>> Begin Supplied data

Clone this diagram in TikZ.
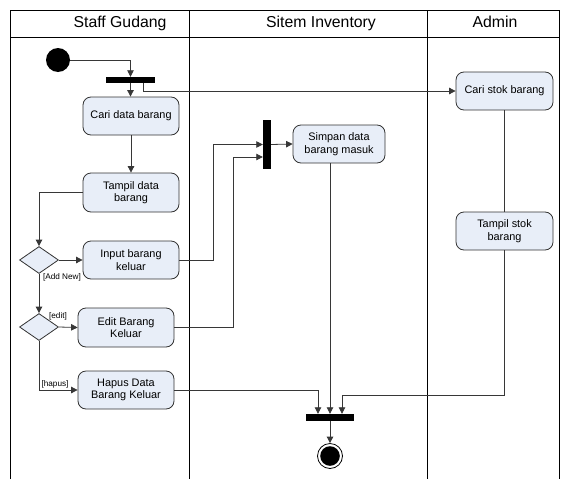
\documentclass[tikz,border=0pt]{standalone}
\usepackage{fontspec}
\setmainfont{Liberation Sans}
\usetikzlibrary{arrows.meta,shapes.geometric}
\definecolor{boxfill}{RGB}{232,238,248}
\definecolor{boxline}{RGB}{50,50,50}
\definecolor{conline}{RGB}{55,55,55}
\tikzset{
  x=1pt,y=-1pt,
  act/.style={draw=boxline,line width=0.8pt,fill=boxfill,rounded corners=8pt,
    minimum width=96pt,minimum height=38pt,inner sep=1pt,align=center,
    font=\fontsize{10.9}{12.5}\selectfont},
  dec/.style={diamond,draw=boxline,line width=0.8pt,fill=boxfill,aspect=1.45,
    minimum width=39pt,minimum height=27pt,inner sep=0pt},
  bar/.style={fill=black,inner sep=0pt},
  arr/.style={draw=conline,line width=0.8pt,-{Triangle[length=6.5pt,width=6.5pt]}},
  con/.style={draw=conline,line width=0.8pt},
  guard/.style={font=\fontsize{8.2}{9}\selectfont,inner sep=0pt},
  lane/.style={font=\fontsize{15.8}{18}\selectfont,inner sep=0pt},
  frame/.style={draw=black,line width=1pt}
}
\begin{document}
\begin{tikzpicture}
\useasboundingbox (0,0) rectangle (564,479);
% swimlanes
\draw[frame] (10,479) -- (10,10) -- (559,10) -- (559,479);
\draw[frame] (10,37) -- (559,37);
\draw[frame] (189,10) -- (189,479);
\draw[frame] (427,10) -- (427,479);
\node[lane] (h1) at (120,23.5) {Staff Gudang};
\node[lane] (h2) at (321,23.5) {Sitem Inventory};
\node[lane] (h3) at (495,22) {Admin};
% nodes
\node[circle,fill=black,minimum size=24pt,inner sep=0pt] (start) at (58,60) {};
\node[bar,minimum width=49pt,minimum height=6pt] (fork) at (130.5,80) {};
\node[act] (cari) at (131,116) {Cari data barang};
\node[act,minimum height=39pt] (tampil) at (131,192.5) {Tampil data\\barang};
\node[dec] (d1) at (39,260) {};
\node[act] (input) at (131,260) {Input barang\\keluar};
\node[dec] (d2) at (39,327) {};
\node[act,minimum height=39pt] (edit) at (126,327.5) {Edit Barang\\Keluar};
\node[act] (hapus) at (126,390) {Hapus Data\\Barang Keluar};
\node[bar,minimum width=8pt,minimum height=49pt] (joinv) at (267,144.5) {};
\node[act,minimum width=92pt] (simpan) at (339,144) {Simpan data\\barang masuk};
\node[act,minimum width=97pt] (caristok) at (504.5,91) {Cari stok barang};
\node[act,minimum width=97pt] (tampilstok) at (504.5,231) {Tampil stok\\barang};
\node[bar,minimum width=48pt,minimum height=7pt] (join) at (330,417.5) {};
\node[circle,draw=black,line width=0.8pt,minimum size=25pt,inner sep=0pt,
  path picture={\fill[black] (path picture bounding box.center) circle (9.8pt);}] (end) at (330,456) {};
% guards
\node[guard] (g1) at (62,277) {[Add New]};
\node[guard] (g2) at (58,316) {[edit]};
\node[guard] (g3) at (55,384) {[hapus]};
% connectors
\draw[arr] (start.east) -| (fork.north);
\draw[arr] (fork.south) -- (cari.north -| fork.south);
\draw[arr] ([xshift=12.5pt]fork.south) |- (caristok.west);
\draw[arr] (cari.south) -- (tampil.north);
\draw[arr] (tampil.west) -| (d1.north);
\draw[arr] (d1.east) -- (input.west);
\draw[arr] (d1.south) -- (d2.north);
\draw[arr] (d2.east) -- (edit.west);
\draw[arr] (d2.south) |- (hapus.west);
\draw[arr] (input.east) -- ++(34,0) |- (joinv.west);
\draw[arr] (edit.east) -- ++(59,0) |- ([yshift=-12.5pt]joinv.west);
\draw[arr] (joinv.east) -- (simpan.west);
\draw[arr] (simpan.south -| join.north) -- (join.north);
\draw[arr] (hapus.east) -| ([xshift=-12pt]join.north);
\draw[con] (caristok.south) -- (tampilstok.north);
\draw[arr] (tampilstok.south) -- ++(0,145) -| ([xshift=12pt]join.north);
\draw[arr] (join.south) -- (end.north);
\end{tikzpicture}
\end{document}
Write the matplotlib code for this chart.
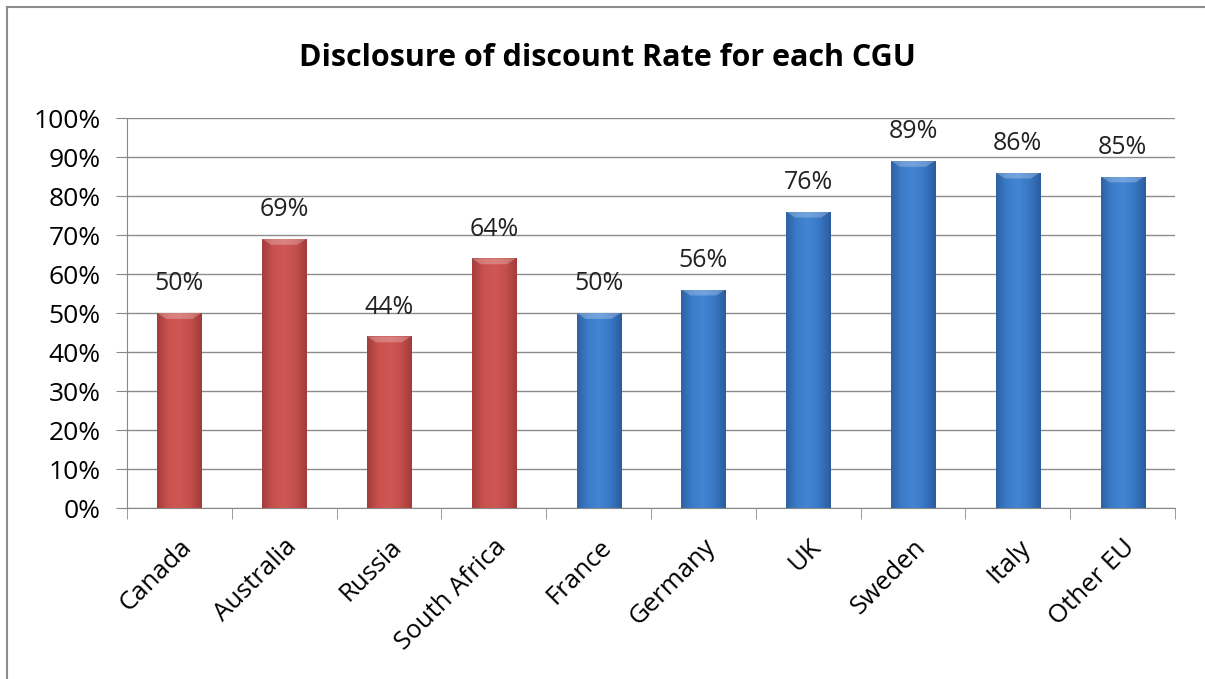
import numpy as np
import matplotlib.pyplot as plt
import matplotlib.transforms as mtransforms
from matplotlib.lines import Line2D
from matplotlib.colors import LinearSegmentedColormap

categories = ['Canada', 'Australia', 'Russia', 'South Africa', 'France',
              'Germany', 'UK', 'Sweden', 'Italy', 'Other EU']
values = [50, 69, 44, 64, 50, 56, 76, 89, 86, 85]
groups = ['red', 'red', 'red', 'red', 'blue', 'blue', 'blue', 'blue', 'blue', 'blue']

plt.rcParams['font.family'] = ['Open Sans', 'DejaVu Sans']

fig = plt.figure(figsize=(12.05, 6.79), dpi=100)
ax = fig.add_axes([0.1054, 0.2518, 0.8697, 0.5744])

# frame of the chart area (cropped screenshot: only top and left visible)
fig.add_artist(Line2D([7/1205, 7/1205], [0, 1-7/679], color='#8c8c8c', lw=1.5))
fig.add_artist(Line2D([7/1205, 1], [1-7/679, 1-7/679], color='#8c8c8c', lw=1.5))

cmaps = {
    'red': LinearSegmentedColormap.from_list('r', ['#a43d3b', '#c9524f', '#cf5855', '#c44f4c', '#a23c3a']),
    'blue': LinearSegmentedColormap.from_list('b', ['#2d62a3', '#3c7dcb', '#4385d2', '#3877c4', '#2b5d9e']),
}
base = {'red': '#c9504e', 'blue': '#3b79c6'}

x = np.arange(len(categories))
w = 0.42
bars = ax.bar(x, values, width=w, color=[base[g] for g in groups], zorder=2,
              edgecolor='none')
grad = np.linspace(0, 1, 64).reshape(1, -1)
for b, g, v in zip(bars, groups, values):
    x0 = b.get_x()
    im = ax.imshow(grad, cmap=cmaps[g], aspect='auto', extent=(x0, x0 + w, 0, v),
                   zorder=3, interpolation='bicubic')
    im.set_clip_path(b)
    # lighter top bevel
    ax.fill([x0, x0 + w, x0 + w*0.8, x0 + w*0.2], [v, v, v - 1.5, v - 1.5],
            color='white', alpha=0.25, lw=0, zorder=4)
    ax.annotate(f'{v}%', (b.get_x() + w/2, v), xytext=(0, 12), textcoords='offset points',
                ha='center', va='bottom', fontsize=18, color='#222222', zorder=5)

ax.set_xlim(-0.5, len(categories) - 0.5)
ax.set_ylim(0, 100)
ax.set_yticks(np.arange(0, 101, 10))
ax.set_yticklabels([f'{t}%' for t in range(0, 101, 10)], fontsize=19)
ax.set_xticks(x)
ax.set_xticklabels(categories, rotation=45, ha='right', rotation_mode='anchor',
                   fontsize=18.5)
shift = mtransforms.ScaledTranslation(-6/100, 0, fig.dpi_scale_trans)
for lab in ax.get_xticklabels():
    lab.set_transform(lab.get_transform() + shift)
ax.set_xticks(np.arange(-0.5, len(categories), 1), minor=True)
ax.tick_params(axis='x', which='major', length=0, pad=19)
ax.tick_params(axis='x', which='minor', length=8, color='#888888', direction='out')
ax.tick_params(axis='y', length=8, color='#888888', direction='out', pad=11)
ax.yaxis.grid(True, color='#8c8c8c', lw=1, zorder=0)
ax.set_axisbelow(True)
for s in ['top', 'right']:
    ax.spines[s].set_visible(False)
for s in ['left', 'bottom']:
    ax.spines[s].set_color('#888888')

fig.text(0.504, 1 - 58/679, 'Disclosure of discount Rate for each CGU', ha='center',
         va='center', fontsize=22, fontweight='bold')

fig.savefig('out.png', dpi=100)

>> End Supplied data

> [The problem]:
Repeat each record exactly, with the pictures left out.

> [Expected answer]:
Clone this diagram in TikZ.
\documentclass[tikz,border=0pt]{standalone}
\usepackage{fontspec}
\setmainfont{Liberation Sans}
\usetikzlibrary{arrows.meta,shapes.geometric}
\definecolor{boxfill}{RGB}{232,238,248}
\definecolor{boxline}{RGB}{50,50,50}
\definecolor{conline}{RGB}{55,55,55}
\tikzset{
  x=1pt,y=-1pt,
  act/.style={draw=boxline,line width=0.8pt,fill=boxfill,rounded corners=8pt,
    minimum width=96pt,minimum height=38pt,inner sep=1pt,align=center,
    font=\fontsize{10.9}{12.5}\selectfont},
  dec/.style={diamond,draw=boxline,line width=0.8pt,fill=boxfill,aspect=1.45,
    minimum width=39pt,minimum height=27pt,inner sep=0pt},
  bar/.style={fill=black,inner sep=0pt},
  arr/.style={draw=conline,line width=0.8pt,-{Triangle[length=6.5pt,width=6.5pt]}},
  con/.style={draw=conline,line width=0.8pt},
  guard/.style={font=\fontsize{8.2}{9}\selectfont,inner sep=0pt},
  lane/.style={font=\fontsize{15.8}{18}\selectfont,inner sep=0pt},
  frame/.style={draw=black,line width=1pt}
}
\begin{document}
\begin{tikzpicture}
\useasboundingbox (0,0) rectangle (564,479);
% swimlanes
\draw[frame] (10,479) -- (10,10) -- (559,10) -- (559,479);
\draw[frame] (10,37) -- (559,37);
\draw[frame] (189,10) -- (189,479);
\draw[frame] (427,10) -- (427,479);
\node[lane] (h1) at (120,23.5) {Staff Gudang};
\node[lane] (h2) at (321,23.5) {Sitem Inventory};
\node[lane] (h3) at (495,22) {Admin};
% nodes
\node[circle,fill=black,minimum size=24pt,inner sep=0pt] (start) at (58,60) {};
\node[bar,minimum width=49pt,minimum height=6pt] (fork) at (130.5,80) {};
\node[act] (cari) at (131,116) {Cari data barang};
\node[act,minimum height=39pt] (tampil) at (131,192.5) {Tampil data\\barang};
\node[dec] (d1) at (39,260) {};
\node[act] (input) at (131,260) {Input barang\\keluar};
\node[dec] (d2) at (39,327) {};
\node[act,minimum height=39pt] (edit) at (126,327.5) {Edit Barang\\Keluar};
\node[act] (hapus) at (126,390) {Hapus Data\\Barang Keluar};
\node[bar,minimum width=8pt,minimum height=49pt] (joinv) at (267,144.5) {};
\node[act,minimum width=92pt] (simpan) at (339,144) {Simpan data\\barang masuk};
\node[act,minimum width=97pt] (caristok) at (504.5,91) {Cari stok barang};
\node[act,minimum width=97pt] (tampilstok) at (504.5,231) {Tampil stok\\barang};
\node[bar,minimum width=48pt,minimum height=7pt] (join) at (330,417.5) {};
\node[circle,draw=black,line width=0.8pt,minimum size=25pt,inner sep=0pt,
  path picture={\fill[black] (path picture bounding box.center) circle (9.8pt);}] (end) at (330,456) {};
% guards
\node[guard] (g1) at (62,277) {[Add New]};
\node[guard] (g2) at (58,316) {[edit]};
\node[guard] (g3) at (55,384) {[hapus]};
% connectors
\draw[arr] (start.east) -| (fork.north);
\draw[arr] (fork.south) -- (cari.north -| fork.south);
\draw[arr] ([xshift=12.5pt]fork.south) |- (caristok.west);
\draw[arr] (cari.south) -- (tampil.north);
\draw[arr] (tampil.west) -| (d1.north);
\draw[arr] (d1.east) -- (input.west);
\draw[arr] (d1.south) -- (d2.north);
\draw[arr] (d2.east) -- (edit.west);
\draw[arr] (d2.south) |- (hapus.west);
\draw[arr] (input.east) -- ++(34,0) |- (joinv.west);
\draw[arr] (edit.east) -- ++(59,0) |- ([yshift=-12.5pt]joinv.west);
\draw[arr] (joinv.east) -- (simpan.west);
\draw[arr] (simpan.south -| join.north) -- (join.north);
\draw[arr] (hapus.east) -| ([xshift=-12pt]join.north);
\draw[con] (caristok.south) -- (tampilstok.north);
\draw[arr] (tampilstok.south) -- ++(0,145) -| ([xshift=12pt]join.north);
\draw[arr] (join.south) -- (end.north);
\end{tikzpicture}
\end{document}
Write the matplotlib code for this chart.
import numpy as np
import matplotlib.pyplot as plt
import matplotlib.transforms as mtransforms
from matplotlib.lines import Line2D
from matplotlib.colors import LinearSegmentedColormap

categories = ['Canada', 'Australia', 'Russia', 'South Africa', 'France',
              'Germany', 'UK', 'Sweden', 'Italy', 'Other EU']
values = [50, 69, 44, 64, 50, 56, 76, 89, 86, 85]
groups = ['red', 'red', 'red', 'red', 'blue', 'blue', 'blue', 'blue', 'blue', 'blue']

plt.rcParams['font.family'] = ['Open Sans', 'DejaVu Sans']

fig = plt.figure(figsize=(12.05, 6.79), dpi=100)
ax = fig.add_axes([0.1054, 0.2518, 0.8697, 0.5744])

# frame of the chart area (cropped screenshot: only top and left visible)
fig.add_artist(Line2D([7/1205, 7/1205], [0, 1-7/679], color='#8c8c8c', lw=1.5))
fig.add_artist(Line2D([7/1205, 1], [1-7/679, 1-7/679], color='#8c8c8c', lw=1.5))

cmaps = {
    'red': LinearSegmentedColormap.from_list('r', ['#a43d3b', '#c9524f', '#cf5855', '#c44f4c', '#a23c3a']),
    'blue': LinearSegmentedColormap.from_list('b', ['#2d62a3', '#3c7dcb', '#4385d2', '#3877c4', '#2b5d9e']),
}
base = {'red': '#c9504e', 'blue': '#3b79c6'}

x = np.arange(len(categories))
w = 0.42
bars = ax.bar(x, values, width=w, color=[base[g] for g in groups], zorder=2,
              edgecolor='none')
grad = np.linspace(0, 1, 64).reshape(1, -1)
for b, g, v in zip(bars, groups, values):
    x0 = b.get_x()
    im = ax.imshow(grad, cmap=cmaps[g], aspect='auto', extent=(x0, x0 + w, 0, v),
                   zorder=3, interpolation='bicubic')
    im.set_clip_path(b)
    # lighter top bevel
    ax.fill([x0, x0 + w, x0 + w*0.8, x0 + w*0.2], [v, v, v - 1.5, v - 1.5],
            color='white', alpha=0.25, lw=0, zorder=4)
    ax.annotate(f'{v}%', (b.get_x() + w/2, v), xytext=(0, 12), textcoords='offset points',
                ha='center', va='bottom', fontsize=18, color='#222222', zorder=5)

ax.set_xlim(-0.5, len(categories) - 0.5)
ax.set_ylim(0, 100)
ax.set_yticks(np.arange(0, 101, 10))
ax.set_yticklabels([f'{t}%' for t in range(0, 101, 10)], fontsize=19)
ax.set_xticks(x)
ax.set_xticklabels(categories, rotation=45, ha='right', rotation_mode='anchor',
                   fontsize=18.5)
shift = mtransforms.ScaledTranslation(-6/100, 0, fig.dpi_scale_trans)
for lab in ax.get_xticklabels():
    lab.set_transform(lab.get_transform() + shift)
ax.set_xticks(np.arange(-0.5, len(categories), 1), minor=True)
ax.tick_params(axis='x', which='major', length=0, pad=19)
ax.tick_params(axis='x', which='minor', length=8, color='#888888', direction='out')
ax.tick_params(axis='y', length=8, color='#888888', direction='out', pad=11)
ax.yaxis.grid(True, color='#8c8c8c', lw=1, zorder=0)
ax.set_axisbelow(True)
for s in ['top', 'right']:
    ax.spines[s].set_visible(False)
for s in ['left', 'bottom']:
    ax.spines[s].set_color('#888888')

fig.text(0.504, 1 - 58/679, 'Disclosure of discount Rate for each CGU', ha='center',
         va='center', fontsize=22, fontweight='bold')

fig.savefig('out.png', dpi=100)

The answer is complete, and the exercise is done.